◆ PROVIDED RECORDS ◆
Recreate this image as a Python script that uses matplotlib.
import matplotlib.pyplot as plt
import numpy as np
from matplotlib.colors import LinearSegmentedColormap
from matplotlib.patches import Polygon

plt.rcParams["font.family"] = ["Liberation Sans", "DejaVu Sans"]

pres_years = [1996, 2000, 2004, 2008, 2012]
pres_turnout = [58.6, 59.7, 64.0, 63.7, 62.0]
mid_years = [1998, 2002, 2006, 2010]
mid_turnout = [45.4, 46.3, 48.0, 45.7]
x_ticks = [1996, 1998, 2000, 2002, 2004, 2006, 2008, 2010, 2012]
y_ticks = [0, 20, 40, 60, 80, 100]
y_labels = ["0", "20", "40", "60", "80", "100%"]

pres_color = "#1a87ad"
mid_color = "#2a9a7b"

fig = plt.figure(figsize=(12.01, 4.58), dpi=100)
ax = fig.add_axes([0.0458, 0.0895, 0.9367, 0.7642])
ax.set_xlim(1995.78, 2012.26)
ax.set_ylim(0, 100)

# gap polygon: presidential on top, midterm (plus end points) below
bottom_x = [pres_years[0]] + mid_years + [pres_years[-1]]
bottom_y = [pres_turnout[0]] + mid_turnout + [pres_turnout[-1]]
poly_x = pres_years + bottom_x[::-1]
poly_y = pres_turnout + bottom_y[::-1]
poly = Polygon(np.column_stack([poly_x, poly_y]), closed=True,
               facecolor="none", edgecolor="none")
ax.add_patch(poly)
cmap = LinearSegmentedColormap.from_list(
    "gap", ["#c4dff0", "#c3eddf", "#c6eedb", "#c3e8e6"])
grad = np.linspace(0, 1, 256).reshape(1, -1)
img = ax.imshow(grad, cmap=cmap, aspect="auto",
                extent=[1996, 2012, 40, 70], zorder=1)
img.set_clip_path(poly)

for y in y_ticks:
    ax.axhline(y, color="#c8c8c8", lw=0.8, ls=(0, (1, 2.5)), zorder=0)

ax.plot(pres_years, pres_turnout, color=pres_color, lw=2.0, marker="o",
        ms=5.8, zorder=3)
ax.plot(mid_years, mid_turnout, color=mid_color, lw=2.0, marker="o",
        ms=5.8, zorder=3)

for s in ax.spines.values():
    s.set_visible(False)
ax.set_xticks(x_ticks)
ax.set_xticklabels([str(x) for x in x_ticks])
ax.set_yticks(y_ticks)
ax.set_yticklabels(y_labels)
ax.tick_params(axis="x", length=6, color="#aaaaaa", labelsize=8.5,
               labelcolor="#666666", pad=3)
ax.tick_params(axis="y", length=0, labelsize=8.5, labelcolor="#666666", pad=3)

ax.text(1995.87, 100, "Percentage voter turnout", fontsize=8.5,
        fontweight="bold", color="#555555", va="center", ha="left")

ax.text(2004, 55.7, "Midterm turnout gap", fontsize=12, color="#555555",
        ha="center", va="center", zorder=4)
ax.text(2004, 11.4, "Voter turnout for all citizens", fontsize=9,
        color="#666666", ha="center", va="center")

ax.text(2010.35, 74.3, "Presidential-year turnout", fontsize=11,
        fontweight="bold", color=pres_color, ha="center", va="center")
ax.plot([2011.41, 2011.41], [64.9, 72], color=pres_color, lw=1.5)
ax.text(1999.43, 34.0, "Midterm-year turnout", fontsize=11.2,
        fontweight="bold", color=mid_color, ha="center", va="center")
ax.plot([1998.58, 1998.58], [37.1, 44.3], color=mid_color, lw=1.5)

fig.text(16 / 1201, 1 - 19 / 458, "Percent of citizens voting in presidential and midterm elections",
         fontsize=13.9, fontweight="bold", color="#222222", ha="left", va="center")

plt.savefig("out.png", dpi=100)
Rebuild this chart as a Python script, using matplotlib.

◆ WHAT THIS TASK INVOLVES ◆
Reproduce the material verbatim, line by line.

◆ EXERCISE RESULT ◆
Recreate this image as a Python script that uses matplotlib.
import matplotlib.pyplot as plt
import numpy as np
from matplotlib.colors import LinearSegmentedColormap
from matplotlib.patches import Polygon

plt.rcParams["font.family"] = ["Liberation Sans", "DejaVu Sans"]

pres_years = [1996, 2000, 2004, 2008, 2012]
pres_turnout = [58.6, 59.7, 64.0, 63.7, 62.0]
mid_years = [1998, 2002, 2006, 2010]
mid_turnout = [45.4, 46.3, 48.0, 45.7]
x_ticks = [1996, 1998, 2000, 2002, 2004, 2006, 2008, 2010, 2012]
y_ticks = [0, 20, 40, 60, 80, 100]
y_labels = ["0", "20", "40", "60", "80", "100%"]

pres_color = "#1a87ad"
mid_color = "#2a9a7b"

fig = plt.figure(figsize=(12.01, 4.58), dpi=100)
ax = fig.add_axes([0.0458, 0.0895, 0.9367, 0.7642])
ax.set_xlim(1995.78, 2012.26)
ax.set_ylim(0, 100)

# gap polygon: presidential on top, midterm (plus end points) below
bottom_x = [pres_years[0]] + mid_years + [pres_years[-1]]
bottom_y = [pres_turnout[0]] + mid_turnout + [pres_turnout[-1]]
poly_x = pres_years + bottom_x[::-1]
poly_y = pres_turnout + bottom_y[::-1]
poly = Polygon(np.column_stack([poly_x, poly_y]), closed=True,
               facecolor="none", edgecolor="none")
ax.add_patch(poly)
cmap = LinearSegmentedColormap.from_list(
    "gap", ["#c4dff0", "#c3eddf", "#c6eedb", "#c3e8e6"])
grad = np.linspace(0, 1, 256).reshape(1, -1)
img = ax.imshow(grad, cmap=cmap, aspect="auto",
                extent=[1996, 2012, 40, 70], zorder=1)
img.set_clip_path(poly)

for y in y_ticks:
    ax.axhline(y, color="#c8c8c8", lw=0.8, ls=(0, (1, 2.5)), zorder=0)

ax.plot(pres_years, pres_turnout, color=pres_color, lw=2.0, marker="o",
        ms=5.8, zorder=3)
ax.plot(mid_years, mid_turnout, color=mid_color, lw=2.0, marker="o",
        ms=5.8, zorder=3)

for s in ax.spines.values():
    s.set_visible(False)
ax.set_xticks(x_ticks)
ax.set_xticklabels([str(x) for x in x_ticks])
ax.set_yticks(y_ticks)
ax.set_yticklabels(y_labels)
ax.tick_params(axis="x", length=6, color="#aaaaaa", labelsize=8.5,
               labelcolor="#666666", pad=3)
ax.tick_params(axis="y", length=0, labelsize=8.5, labelcolor="#666666", pad=3)

ax.text(1995.87, 100, "Percentage voter turnout", fontsize=8.5,
        fontweight="bold", color="#555555", va="center", ha="left")

ax.text(2004, 55.7, "Midterm turnout gap", fontsize=12, color="#555555",
        ha="center", va="center", zorder=4)
ax.text(2004, 11.4, "Voter turnout for all citizens", fontsize=9,
        color="#666666", ha="center", va="center")

ax.text(2010.35, 74.3, "Presidential-year turnout", fontsize=11,
        fontweight="bold", color=pres_color, ha="center", va="center")
ax.plot([2011.41, 2011.41], [64.9, 72], color=pres_color, lw=1.5)
ax.text(1999.43, 34.0, "Midterm-year turnout", fontsize=11.2,
        fontweight="bold", color=mid_color, ha="center", va="center")
ax.plot([1998.58, 1998.58], [37.1, 44.3], color=mid_color, lw=1.5)

fig.text(16 / 1201, 1 - 19 / 458, "Percent of citizens voting in presidential and midterm elections",
         fontsize=13.9, fontweight="bold", color="#222222", ha="left", va="center")

plt.savefig("out.png", dpi=100)
Rebuild this chart as a Python script, using matplotlib.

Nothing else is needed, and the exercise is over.